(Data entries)
========================================

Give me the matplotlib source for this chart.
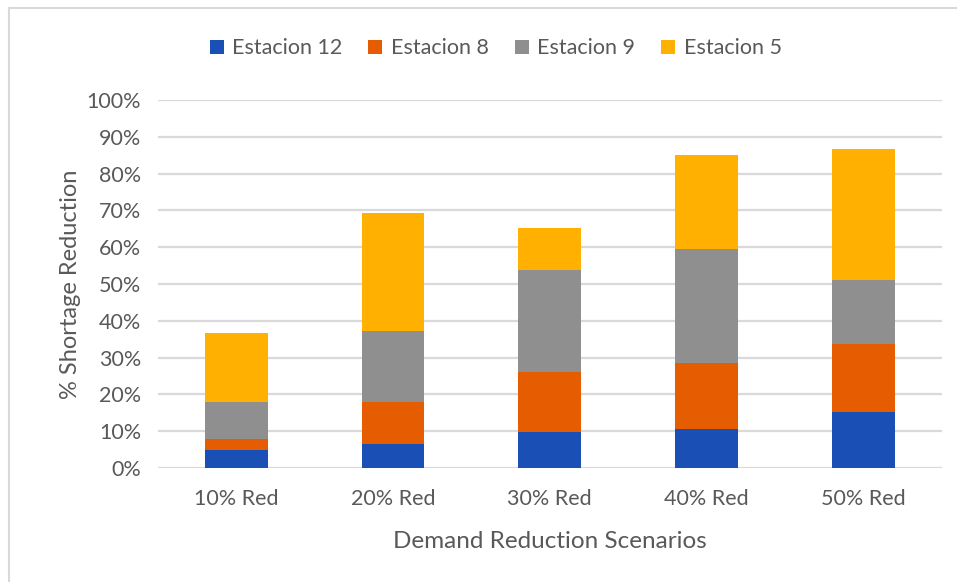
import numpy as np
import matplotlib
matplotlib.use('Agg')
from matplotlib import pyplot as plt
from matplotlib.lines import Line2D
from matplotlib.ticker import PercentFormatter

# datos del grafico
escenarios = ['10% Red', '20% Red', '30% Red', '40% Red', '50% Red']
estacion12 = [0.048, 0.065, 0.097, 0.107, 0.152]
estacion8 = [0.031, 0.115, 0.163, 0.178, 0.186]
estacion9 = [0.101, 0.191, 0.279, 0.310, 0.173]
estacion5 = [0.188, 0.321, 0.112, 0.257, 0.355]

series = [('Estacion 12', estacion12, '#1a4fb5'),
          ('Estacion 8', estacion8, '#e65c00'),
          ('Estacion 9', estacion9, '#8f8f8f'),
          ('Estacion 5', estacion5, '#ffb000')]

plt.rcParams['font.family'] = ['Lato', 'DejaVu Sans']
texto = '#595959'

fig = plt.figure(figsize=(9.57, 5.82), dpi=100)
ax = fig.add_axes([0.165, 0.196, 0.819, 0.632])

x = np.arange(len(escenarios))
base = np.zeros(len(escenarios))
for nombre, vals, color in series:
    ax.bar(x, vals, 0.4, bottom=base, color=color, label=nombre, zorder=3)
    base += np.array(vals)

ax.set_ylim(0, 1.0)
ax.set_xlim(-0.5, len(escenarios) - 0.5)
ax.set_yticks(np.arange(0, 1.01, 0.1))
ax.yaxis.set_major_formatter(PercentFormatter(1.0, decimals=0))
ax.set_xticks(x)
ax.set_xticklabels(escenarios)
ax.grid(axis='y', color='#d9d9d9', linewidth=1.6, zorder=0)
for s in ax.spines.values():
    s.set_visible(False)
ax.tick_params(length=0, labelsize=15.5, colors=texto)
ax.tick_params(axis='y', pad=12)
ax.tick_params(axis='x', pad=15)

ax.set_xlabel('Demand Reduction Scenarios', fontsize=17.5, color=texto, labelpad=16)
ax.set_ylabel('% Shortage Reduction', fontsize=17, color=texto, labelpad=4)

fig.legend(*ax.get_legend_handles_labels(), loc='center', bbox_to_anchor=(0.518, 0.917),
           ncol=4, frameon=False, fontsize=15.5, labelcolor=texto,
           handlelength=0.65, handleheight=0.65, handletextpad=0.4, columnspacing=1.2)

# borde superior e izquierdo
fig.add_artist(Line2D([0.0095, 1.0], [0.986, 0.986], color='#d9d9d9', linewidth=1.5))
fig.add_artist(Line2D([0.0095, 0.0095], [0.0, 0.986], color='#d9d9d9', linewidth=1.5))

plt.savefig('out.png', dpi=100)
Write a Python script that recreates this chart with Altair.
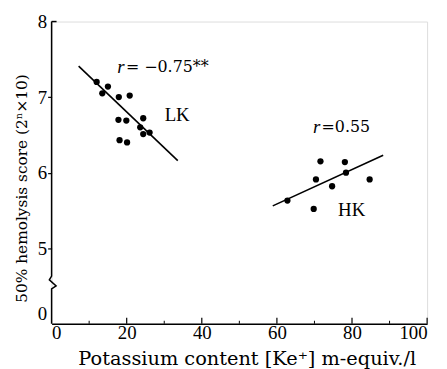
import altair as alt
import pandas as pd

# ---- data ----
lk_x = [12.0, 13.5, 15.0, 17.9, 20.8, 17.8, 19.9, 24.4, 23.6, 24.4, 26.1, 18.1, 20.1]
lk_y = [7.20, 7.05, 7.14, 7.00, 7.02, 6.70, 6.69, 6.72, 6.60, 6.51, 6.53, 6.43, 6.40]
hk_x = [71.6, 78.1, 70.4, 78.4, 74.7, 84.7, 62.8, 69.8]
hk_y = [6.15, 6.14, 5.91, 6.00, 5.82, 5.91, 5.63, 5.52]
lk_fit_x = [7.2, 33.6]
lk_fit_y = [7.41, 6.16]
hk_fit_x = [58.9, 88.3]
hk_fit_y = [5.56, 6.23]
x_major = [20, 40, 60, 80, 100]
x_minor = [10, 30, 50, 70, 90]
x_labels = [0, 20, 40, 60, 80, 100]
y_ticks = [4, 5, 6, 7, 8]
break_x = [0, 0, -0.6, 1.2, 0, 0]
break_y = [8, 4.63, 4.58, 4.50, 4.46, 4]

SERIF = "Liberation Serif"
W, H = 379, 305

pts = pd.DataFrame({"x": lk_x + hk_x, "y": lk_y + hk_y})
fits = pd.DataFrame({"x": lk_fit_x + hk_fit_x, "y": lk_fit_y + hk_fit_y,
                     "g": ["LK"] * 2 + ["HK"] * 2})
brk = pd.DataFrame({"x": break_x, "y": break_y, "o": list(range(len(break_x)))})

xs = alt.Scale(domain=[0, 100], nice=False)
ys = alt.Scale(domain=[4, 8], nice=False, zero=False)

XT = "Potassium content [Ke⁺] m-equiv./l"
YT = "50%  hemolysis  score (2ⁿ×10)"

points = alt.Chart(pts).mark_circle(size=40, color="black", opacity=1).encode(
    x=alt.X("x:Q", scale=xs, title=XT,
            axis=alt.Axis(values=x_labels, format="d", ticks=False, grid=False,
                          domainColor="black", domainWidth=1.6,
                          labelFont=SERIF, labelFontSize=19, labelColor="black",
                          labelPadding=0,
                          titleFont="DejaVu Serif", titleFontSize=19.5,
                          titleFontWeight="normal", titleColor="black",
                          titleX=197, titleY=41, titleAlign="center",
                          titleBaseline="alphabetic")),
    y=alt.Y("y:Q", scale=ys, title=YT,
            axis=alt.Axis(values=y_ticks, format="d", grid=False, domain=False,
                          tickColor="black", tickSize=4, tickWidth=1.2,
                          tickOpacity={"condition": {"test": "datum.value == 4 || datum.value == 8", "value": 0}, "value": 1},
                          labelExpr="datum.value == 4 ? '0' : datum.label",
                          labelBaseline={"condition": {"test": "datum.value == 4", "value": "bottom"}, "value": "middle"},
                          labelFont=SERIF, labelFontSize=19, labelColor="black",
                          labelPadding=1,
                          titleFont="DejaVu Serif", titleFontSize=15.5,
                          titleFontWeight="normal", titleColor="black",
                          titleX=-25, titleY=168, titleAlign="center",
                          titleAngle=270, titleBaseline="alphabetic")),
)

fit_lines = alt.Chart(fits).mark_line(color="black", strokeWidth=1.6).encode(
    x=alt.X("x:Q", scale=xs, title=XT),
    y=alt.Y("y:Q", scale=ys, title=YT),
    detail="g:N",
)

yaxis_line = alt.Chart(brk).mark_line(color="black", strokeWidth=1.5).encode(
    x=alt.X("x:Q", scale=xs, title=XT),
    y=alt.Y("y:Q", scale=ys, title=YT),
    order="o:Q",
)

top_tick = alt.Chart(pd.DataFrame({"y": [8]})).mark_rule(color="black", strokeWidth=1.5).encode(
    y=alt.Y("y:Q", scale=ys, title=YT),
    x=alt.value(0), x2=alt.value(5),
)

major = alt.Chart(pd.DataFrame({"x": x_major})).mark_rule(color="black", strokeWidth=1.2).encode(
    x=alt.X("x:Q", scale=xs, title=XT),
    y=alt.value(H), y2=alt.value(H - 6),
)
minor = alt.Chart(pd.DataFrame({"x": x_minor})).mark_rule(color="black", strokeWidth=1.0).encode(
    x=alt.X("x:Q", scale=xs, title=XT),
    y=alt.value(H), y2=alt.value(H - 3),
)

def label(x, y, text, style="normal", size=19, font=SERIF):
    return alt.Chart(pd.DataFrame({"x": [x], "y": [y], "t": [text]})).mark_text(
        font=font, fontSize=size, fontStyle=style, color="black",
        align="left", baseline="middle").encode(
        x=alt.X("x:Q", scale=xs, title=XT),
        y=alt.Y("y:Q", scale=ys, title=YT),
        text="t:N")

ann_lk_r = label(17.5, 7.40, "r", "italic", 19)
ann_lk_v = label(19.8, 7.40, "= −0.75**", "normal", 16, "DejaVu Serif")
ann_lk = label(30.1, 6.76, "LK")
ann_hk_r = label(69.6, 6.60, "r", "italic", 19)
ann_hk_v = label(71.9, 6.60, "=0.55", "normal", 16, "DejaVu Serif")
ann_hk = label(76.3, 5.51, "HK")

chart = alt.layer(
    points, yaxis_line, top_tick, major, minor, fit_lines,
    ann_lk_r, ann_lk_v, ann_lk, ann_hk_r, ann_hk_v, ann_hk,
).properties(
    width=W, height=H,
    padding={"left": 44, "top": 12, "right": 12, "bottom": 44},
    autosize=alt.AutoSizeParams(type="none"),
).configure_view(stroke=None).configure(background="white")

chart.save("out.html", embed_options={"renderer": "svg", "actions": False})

========================================

| Work instructions |
Starting at the first line of the entries, restate word for word everything through the line that holds "handleheight=0.65, handletextpad=0.4, columnspacing=1.2)", both ends included, but omit any pictures.

| Exercise result |
Give me the matplotlib source for this chart.
import numpy as np
import matplotlib
matplotlib.use('Agg')
from matplotlib import pyplot as plt
from matplotlib.lines import Line2D
from matplotlib.ticker import PercentFormatter

# datos del grafico
escenarios = ['10% Red', '20% Red', '30% Red', '40% Red', '50% Red']
estacion12 = [0.048, 0.065, 0.097, 0.107, 0.152]
estacion8 = [0.031, 0.115, 0.163, 0.178, 0.186]
estacion9 = [0.101, 0.191, 0.279, 0.310, 0.173]
estacion5 = [0.188, 0.321, 0.112, 0.257, 0.355]

series = [('Estacion 12', estacion12, '#1a4fb5'),
          ('Estacion 8', estacion8, '#e65c00'),
          ('Estacion 9', estacion9, '#8f8f8f'),
          ('Estacion 5', estacion5, '#ffb000')]

plt.rcParams['font.family'] = ['Lato', 'DejaVu Sans']
texto = '#595959'

fig = plt.figure(figsize=(9.57, 5.82), dpi=100)
ax = fig.add_axes([0.165, 0.196, 0.819, 0.632])

x = np.arange(len(escenarios))
base = np.zeros(len(escenarios))
for nombre, vals, color in series:
    ax.bar(x, vals, 0.4, bottom=base, color=color, label=nombre, zorder=3)
    base += np.array(vals)

ax.set_ylim(0, 1.0)
ax.set_xlim(-0.5, len(escenarios) - 0.5)
ax.set_yticks(np.arange(0, 1.01, 0.1))
ax.yaxis.set_major_formatter(PercentFormatter(1.0, decimals=0))
ax.set_xticks(x)
ax.set_xticklabels(escenarios)
ax.grid(axis='y', color='#d9d9d9', linewidth=1.6, zorder=0)
for s in ax.spines.values():
    s.set_visible(False)
ax.tick_params(length=0, labelsize=15.5, colors=texto)
ax.tick_params(axis='y', pad=12)
ax.tick_params(axis='x', pad=15)

ax.set_xlabel('Demand Reduction Scenarios', fontsize=17.5, color=texto, labelpad=16)
ax.set_ylabel('% Shortage Reduction', fontsize=17, color=texto, labelpad=4)

fig.legend(*ax.get_legend_handles_labels(), loc='center', bbox_to_anchor=(0.518, 0.917),
           ncol=4, frameon=False, fontsize=15.5, labelcolor=texto,
           handlelength=0.65, handleheight=0.65, handletextpad=0.4, columnspacing=1.2)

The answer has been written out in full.